In a lengthy document, the Reflective Roundtable of the Moderate Opposition said that the transition it envisions would be "a gradual, peaceful, thoughtful and deliberate process of changes, from one state of society to another."

The document, signed by members of the outlawed Democratic Solidarity and the Democratic Socialist Current political parties, was delivered last week to Cuba's Council of State, which is headed by President Fidel Castro.

Volcanic Ash Rains on Ecuador's Capital

QUITO, Ecuador--The southern part of of Ecuador's capital city Quito was covered with about an inch of ash as a nearby volcano began smoking and threatened to erupt.

Quito and the surrounding area was upgraded to "orange alert" Monday night under the threat of an eruption of the Guagua Pichincha volcano 7 1/2 miles from the city.


Japanese Cult Says It's Scaling Back

TOKYO--Bowing to fierce public pressure, the Japanese doomsday cult accused of a 1995 nerve gas attack on Tokyo subways said it would close its branches, stop recruiting and cease using its current name. But the Aum Shinrikyo group did not offer a public apology for the incident that killed 12 and left thousands ill, saying only it was considering its future in light of recent comments by cult leader Shoko Asahara.

Cult representative Tatsuko Muraoka told a packed news conference the group had decided to suspend most of its activities as a "temporary measure" because of strong public opposition and a recent police crackdown that had already forced them to close branch offices earlier this month.

Gunmen Attack Building in Kashmir

NEW DELHI--Gunmen fired grenade launchers at a heavily guarded state government building in Kashmir and killed a police officer in a gunfight, authorities said.

It was the first time since 1991 that militants had gotten close enough to the government building, called the Secretariat, to fire missiles onto the lawns. Police said the gunmen were within 500 yards of the building in Srinagar, the summer capital of Jammu-Kashmir state.

Four security officers were injured, along with a government clerk.

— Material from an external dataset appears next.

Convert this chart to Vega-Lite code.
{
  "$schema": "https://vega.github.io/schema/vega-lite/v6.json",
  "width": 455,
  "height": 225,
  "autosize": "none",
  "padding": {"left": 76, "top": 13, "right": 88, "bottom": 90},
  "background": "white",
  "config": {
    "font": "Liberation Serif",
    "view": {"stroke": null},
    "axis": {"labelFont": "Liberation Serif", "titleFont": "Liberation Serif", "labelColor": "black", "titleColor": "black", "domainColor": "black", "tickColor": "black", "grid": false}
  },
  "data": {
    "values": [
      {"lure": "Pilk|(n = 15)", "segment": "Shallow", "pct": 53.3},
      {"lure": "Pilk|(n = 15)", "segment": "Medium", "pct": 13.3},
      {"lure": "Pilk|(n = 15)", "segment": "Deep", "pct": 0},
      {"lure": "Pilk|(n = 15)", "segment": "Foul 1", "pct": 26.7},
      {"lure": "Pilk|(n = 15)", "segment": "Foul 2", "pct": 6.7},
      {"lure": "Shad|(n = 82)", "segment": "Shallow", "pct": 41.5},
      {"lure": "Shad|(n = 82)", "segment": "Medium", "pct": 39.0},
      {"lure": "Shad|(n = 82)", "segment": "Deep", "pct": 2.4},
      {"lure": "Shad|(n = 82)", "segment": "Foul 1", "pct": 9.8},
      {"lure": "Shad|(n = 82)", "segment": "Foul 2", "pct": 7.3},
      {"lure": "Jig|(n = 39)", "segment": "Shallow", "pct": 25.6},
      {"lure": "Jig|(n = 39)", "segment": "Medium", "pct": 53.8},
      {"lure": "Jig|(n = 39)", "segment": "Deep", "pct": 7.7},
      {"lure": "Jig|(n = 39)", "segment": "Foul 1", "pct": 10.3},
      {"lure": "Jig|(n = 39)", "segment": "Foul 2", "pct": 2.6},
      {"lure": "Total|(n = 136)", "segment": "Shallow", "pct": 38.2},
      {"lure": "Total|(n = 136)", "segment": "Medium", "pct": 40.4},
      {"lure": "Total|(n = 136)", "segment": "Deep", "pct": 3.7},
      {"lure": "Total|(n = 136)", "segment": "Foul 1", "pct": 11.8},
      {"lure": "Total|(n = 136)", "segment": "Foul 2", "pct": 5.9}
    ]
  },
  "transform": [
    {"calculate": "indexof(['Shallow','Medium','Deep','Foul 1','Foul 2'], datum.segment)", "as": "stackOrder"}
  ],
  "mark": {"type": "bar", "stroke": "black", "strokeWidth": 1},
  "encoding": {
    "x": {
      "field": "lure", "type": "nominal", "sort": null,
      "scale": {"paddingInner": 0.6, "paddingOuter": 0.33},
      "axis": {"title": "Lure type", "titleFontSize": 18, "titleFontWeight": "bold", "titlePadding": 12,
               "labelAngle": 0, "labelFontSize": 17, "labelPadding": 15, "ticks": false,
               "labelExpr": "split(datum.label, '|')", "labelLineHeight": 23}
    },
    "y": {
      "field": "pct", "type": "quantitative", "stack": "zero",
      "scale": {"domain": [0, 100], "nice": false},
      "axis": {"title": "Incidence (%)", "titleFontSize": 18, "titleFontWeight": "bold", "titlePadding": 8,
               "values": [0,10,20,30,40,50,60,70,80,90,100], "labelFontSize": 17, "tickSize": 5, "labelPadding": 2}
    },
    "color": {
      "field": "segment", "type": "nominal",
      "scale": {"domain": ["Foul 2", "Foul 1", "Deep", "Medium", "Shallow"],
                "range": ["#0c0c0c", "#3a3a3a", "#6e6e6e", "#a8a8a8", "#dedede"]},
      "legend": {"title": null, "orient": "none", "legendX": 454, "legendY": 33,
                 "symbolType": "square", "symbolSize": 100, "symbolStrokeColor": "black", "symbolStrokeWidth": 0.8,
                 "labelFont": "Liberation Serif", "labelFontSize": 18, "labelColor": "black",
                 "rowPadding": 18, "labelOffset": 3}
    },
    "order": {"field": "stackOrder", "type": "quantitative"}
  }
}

Turkish Troops Pursue Kurds in Iraq

TUNCELI, Turkey--Thousands of Turkish troops supported by air power have crossed into northern Iraq to hunt down Kurdish rebels who have vowed never to surrender, a senior Turkish military official said.

Some 5,000 troops crossed the border at three points on Monday to reinforce soldiers there, the official told the Reuters news service.

They attacked positions held by Kurdish Workers' Party forces loyal to rebel leader Abdullah Ocalan, who has been sentenced to death in Turkey.

Sex Charges Dropped Against German

TEHRAN--Charges of illicit sex that could have meant the death penalty for a German businessman in Iran have been dropped, defense lawyers and news reports said. Helmut Hofer had been condemned to death for allegedly having sex with a Muslim woman outside of marriage. His second retrial was adjourned, with a final verdict expected within a week.


"We believe that the size and resources of the American intelligence community are vastly overrepresented in our country and should be reduced in a big way."

-- A senior German diplomat, speaking after the United States recalled three CIA agents at Germany's request.